* THE TASK *
Leave out the pictures and transcribe the rest of the records exactly.

* DATA TO USE *
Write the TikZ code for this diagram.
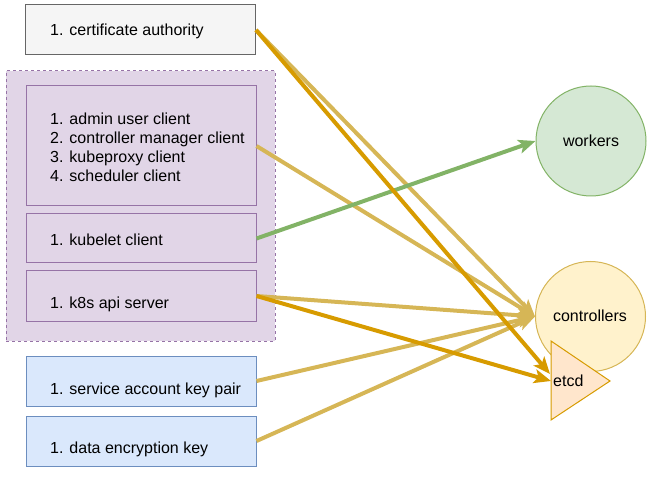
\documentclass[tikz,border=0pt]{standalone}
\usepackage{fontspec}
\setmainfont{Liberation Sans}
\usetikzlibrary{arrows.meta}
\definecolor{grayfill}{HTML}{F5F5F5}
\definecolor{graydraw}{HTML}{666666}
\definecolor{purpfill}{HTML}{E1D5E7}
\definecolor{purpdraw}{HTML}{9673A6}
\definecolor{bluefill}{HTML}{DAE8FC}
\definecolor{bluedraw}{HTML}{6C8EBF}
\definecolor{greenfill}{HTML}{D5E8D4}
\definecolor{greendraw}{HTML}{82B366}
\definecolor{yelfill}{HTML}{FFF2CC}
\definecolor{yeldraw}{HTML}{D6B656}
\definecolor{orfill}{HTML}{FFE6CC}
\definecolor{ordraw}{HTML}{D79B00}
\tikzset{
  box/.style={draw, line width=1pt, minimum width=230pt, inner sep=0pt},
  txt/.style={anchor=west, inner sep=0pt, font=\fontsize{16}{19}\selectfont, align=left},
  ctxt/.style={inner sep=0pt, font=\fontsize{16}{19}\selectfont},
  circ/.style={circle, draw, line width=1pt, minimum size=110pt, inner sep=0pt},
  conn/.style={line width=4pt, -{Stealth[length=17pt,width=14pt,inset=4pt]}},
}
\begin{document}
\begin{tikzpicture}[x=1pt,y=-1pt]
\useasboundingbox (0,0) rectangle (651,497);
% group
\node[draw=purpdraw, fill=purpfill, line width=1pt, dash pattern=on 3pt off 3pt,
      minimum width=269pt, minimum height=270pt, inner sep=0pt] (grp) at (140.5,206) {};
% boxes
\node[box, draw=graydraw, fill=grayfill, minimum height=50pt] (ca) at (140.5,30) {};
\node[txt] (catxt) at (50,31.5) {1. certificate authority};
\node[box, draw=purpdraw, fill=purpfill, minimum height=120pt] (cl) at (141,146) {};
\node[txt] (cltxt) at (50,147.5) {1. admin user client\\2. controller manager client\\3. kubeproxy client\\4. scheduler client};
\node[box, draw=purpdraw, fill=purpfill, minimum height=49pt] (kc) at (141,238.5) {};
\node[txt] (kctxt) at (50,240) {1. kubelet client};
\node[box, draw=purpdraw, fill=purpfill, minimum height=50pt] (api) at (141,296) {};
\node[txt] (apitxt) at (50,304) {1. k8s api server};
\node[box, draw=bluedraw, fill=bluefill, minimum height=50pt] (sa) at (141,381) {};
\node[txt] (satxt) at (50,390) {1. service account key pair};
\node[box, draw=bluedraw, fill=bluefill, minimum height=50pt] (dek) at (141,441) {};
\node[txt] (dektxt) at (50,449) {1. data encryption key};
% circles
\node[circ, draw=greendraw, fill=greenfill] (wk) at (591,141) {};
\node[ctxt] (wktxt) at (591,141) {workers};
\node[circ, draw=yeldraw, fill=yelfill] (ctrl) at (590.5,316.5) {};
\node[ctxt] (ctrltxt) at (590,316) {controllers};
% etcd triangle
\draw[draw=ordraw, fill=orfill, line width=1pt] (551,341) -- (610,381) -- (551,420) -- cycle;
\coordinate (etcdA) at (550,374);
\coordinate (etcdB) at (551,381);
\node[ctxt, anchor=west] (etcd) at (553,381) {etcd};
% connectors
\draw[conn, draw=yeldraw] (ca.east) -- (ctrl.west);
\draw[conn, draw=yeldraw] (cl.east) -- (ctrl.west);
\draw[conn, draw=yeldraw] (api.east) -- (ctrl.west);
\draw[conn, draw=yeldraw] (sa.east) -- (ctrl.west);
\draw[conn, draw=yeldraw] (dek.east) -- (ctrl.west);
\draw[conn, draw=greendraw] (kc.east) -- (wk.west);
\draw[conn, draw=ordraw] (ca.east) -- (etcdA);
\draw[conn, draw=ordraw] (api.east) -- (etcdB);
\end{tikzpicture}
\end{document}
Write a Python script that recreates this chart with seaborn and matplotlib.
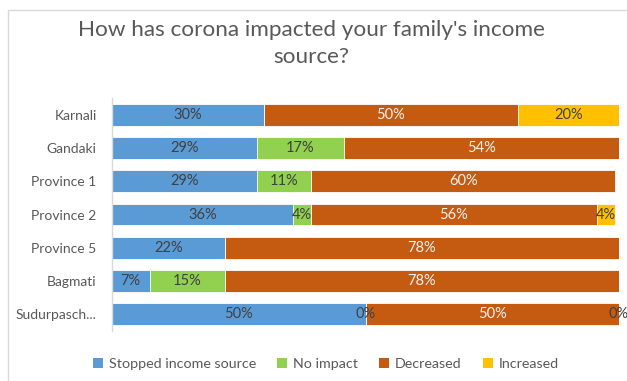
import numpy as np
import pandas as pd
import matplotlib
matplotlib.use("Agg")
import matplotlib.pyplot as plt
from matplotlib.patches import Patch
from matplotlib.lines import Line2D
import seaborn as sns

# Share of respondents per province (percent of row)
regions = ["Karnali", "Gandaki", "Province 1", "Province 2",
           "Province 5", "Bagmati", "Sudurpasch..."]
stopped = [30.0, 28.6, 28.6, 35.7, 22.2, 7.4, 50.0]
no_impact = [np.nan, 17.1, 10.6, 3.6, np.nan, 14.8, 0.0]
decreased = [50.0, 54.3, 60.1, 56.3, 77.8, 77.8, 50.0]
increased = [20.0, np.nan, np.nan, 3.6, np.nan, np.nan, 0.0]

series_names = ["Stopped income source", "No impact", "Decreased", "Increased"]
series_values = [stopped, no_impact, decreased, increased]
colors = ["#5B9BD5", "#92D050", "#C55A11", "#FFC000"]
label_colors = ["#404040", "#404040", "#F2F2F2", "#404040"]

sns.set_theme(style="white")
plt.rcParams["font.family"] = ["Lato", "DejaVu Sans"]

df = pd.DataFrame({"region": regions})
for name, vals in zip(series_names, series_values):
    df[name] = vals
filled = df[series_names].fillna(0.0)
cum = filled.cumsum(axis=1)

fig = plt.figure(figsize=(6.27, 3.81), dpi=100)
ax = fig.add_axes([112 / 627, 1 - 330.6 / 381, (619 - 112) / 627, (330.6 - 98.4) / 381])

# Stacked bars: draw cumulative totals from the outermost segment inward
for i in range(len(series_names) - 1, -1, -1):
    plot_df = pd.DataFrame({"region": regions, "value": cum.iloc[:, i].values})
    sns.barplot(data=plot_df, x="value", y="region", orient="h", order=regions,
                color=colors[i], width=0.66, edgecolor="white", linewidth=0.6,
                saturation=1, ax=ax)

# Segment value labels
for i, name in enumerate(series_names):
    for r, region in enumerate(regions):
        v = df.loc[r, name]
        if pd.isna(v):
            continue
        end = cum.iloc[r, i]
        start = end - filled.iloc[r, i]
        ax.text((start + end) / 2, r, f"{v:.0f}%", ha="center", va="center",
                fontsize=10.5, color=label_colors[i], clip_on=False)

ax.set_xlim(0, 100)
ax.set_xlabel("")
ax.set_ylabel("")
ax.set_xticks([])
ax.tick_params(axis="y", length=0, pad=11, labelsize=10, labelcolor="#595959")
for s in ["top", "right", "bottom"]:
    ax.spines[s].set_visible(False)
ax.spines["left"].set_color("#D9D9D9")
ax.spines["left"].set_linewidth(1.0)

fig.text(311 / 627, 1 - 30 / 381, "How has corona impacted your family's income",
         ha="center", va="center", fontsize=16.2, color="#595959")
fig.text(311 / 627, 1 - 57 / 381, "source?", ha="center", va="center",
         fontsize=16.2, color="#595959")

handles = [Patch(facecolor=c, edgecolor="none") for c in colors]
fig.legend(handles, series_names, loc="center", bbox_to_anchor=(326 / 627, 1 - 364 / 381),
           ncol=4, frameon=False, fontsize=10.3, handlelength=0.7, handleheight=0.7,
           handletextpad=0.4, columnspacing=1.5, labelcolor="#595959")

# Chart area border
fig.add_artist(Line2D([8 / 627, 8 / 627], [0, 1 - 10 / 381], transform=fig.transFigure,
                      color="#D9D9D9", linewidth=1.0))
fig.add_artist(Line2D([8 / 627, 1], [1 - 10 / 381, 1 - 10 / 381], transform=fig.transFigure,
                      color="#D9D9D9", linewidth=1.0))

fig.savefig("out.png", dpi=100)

* RESPONSE *
Write the TikZ code for this diagram.
\documentclass[tikz,border=0pt]{standalone}
\usepackage{fontspec}
\setmainfont{Liberation Sans}
\usetikzlibrary{arrows.meta}
\definecolor{grayfill}{HTML}{F5F5F5}
\definecolor{graydraw}{HTML}{666666}
\definecolor{purpfill}{HTML}{E1D5E7}
\definecolor{purpdraw}{HTML}{9673A6}
\definecolor{bluefill}{HTML}{DAE8FC}
\definecolor{bluedraw}{HTML}{6C8EBF}
\definecolor{greenfill}{HTML}{D5E8D4}
\definecolor{greendraw}{HTML}{82B366}
\definecolor{yelfill}{HTML}{FFF2CC}
\definecolor{yeldraw}{HTML}{D6B656}
\definecolor{orfill}{HTML}{FFE6CC}
\definecolor{ordraw}{HTML}{D79B00}
\tikzset{
  box/.style={draw, line width=1pt, minimum width=230pt, inner sep=0pt},
  txt/.style={anchor=west, inner sep=0pt, font=\fontsize{16}{19}\selectfont, align=left},
  ctxt/.style={inner sep=0pt, font=\fontsize{16}{19}\selectfont},
  circ/.style={circle, draw, line width=1pt, minimum size=110pt, inner sep=0pt},
  conn/.style={line width=4pt, -{Stealth[length=17pt,width=14pt,inset=4pt]}},
}
\begin{document}
\begin{tikzpicture}[x=1pt,y=-1pt]
\useasboundingbox (0,0) rectangle (651,497);
% group
\node[draw=purpdraw, fill=purpfill, line width=1pt, dash pattern=on 3pt off 3pt,
      minimum width=269pt, minimum height=270pt, inner sep=0pt] (grp) at (140.5,206) {};
% boxes
\node[box, draw=graydraw, fill=grayfill, minimum height=50pt] (ca) at (140.5,30) {};
\node[txt] (catxt) at (50,31.5) {1. certificate authority};
\node[box, draw=purpdraw, fill=purpfill, minimum height=120pt] (cl) at (141,146) {};
\node[txt] (cltxt) at (50,147.5) {1. admin user client\\2. controller manager client\\3. kubeproxy client\\4. scheduler client};
\node[box, draw=purpdraw, fill=purpfill, minimum height=49pt] (kc) at (141,238.5) {};
\node[txt] (kctxt) at (50,240) {1. kubelet client};
\node[box, draw=purpdraw, fill=purpfill, minimum height=50pt] (api) at (141,296) {};
\node[txt] (apitxt) at (50,304) {1. k8s api server};
\node[box, draw=bluedraw, fill=bluefill, minimum height=50pt] (sa) at (141,381) {};
\node[txt] (satxt) at (50,390) {1. service account key pair};
\node[box, draw=bluedraw, fill=bluefill, minimum height=50pt] (dek) at (141,441) {};
\node[txt] (dektxt) at (50,449) {1. data encryption key};
% circles
\node[circ, draw=greendraw, fill=greenfill] (wk) at (591,141) {};
\node[ctxt] (wktxt) at (591,141) {workers};
\node[circ, draw=yeldraw, fill=yelfill] (ctrl) at (590.5,316.5) {};
\node[ctxt] (ctrltxt) at (590,316) {controllers};
% etcd triangle
\draw[draw=ordraw, fill=orfill, line width=1pt] (551,341) -- (610,381) -- (551,420) -- cycle;
\coordinate (etcdA) at (550,374);
\coordinate (etcdB) at (551,381);
\node[ctxt, anchor=west] (etcd) at (553,381) {etcd};
% connectors
\draw[conn, draw=yeldraw] (ca.east) -- (ctrl.west);
\draw[conn, draw=yeldraw] (cl.east) -- (ctrl.west);
\draw[conn, draw=yeldraw] (api.east) -- (ctrl.west);
\draw[conn, draw=yeldraw] (sa.east) -- (ctrl.west);
\draw[conn, draw=yeldraw] (dek.east) -- (ctrl.west);
\draw[conn, draw=greendraw] (kc.east) -- (wk.west);
\draw[conn, draw=ordraw] (ca.east) -- (etcdA);
\draw[conn, draw=ordraw] (api.east) -- (etcdB);
\end{tikzpicture}
\end{document}
Write a Python script that recreates this chart with seaborn and matplotlib.
import numpy as np
import pandas as pd
import matplotlib
matplotlib.use("Agg")
import matplotlib.pyplot as plt
from matplotlib.patches import Patch
from matplotlib.lines import Line2D
import seaborn as sns

# Share of respondents per province (percent of row)
regions = ["Karnali", "Gandaki", "Province 1", "Province 2",
           "Province 5", "Bagmati", "Sudurpasch..."]
stopped = [30.0, 28.6, 28.6, 35.7, 22.2, 7.4, 50.0]
no_impact = [np.nan, 17.1, 10.6, 3.6, np.nan, 14.8, 0.0]
decreased = [50.0, 54.3, 60.1, 56.3, 77.8, 77.8, 50.0]
increased = [20.0, np.nan, np.nan, 3.6, np.nan, np.nan, 0.0]

series_names = ["Stopped income source", "No impact", "Decreased", "Increased"]
series_values = [stopped, no_impact, decreased, increased]
colors = ["#5B9BD5", "#92D050", "#C55A11", "#FFC000"]
label_colors = ["#404040", "#404040", "#F2F2F2", "#404040"]

sns.set_theme(style="white")
plt.rcParams["font.family"] = ["Lato", "DejaVu Sans"]

df = pd.DataFrame({"region": regions})
for name, vals in zip(series_names, series_values):
    df[name] = vals
filled = df[series_names].fillna(0.0)
cum = filled.cumsum(axis=1)

fig = plt.figure(figsize=(6.27, 3.81), dpi=100)
ax = fig.add_axes([112 / 627, 1 - 330.6 / 381, (619 - 112) / 627, (330.6 - 98.4) / 381])

# Stacked bars: draw cumulative totals from the outermost segment inward
for i in range(len(series_names) - 1, -1, -1):
    plot_df = pd.DataFrame({"region": regions, "value": cum.iloc[:, i].values})
    sns.barplot(data=plot_df, x="value", y="region", orient="h", order=regions,
                color=colors[i], width=0.66, edgecolor="white", linewidth=0.6,
                saturation=1, ax=ax)

# Segment value labels
for i, name in enumerate(series_names):
    for r, region in enumerate(regions):
        v = df.loc[r, name]
        if pd.isna(v):
            continue
        end = cum.iloc[r, i]
        start = end - filled.iloc[r, i]
        ax.text((start + end) / 2, r, f"{v:.0f}%", ha="center", va="center",
                fontsize=10.5, color=label_colors[i], clip_on=False)

ax.set_xlim(0, 100)
ax.set_xlabel("")
ax.set_ylabel("")
ax.set_xticks([])
ax.tick_params(axis="y", length=0, pad=11, labelsize=10, labelcolor="#595959")
for s in ["top", "right", "bottom"]:
    ax.spines[s].set_visible(False)
ax.spines["left"].set_color("#D9D9D9")
ax.spines["left"].set_linewidth(1.0)

fig.text(311 / 627, 1 - 30 / 381, "How has corona impacted your family's income",
         ha="center", va="center", fontsize=16.2, color="#595959")
fig.text(311 / 627, 1 - 57 / 381, "source?", ha="center", va="center",
         fontsize=16.2, color="#595959")

handles = [Patch(facecolor=c, edgecolor="none") for c in colors]
fig.legend(handles, series_names, loc="center", bbox_to_anchor=(326 / 627, 1 - 364 / 381),
           ncol=4, frameon=False, fontsize=10.3, handlelength=0.7, handleheight=0.7,
           handletextpad=0.4, columnspacing=1.5, labelcolor="#595959")

# Chart area border
fig.add_artist(Line2D([8 / 627, 8 / 627], [0, 1 - 10 / 381], transform=fig.transFigure,
                      color="#D9D9D9", linewidth=1.0))
fig.add_artist(Line2D([8 / 627, 1], [1 - 10 / 381, 1 - 10 / 381], transform=fig.transFigure,
                      color="#D9D9D9", linewidth=1.0))

fig.savefig("out.png", dpi=100)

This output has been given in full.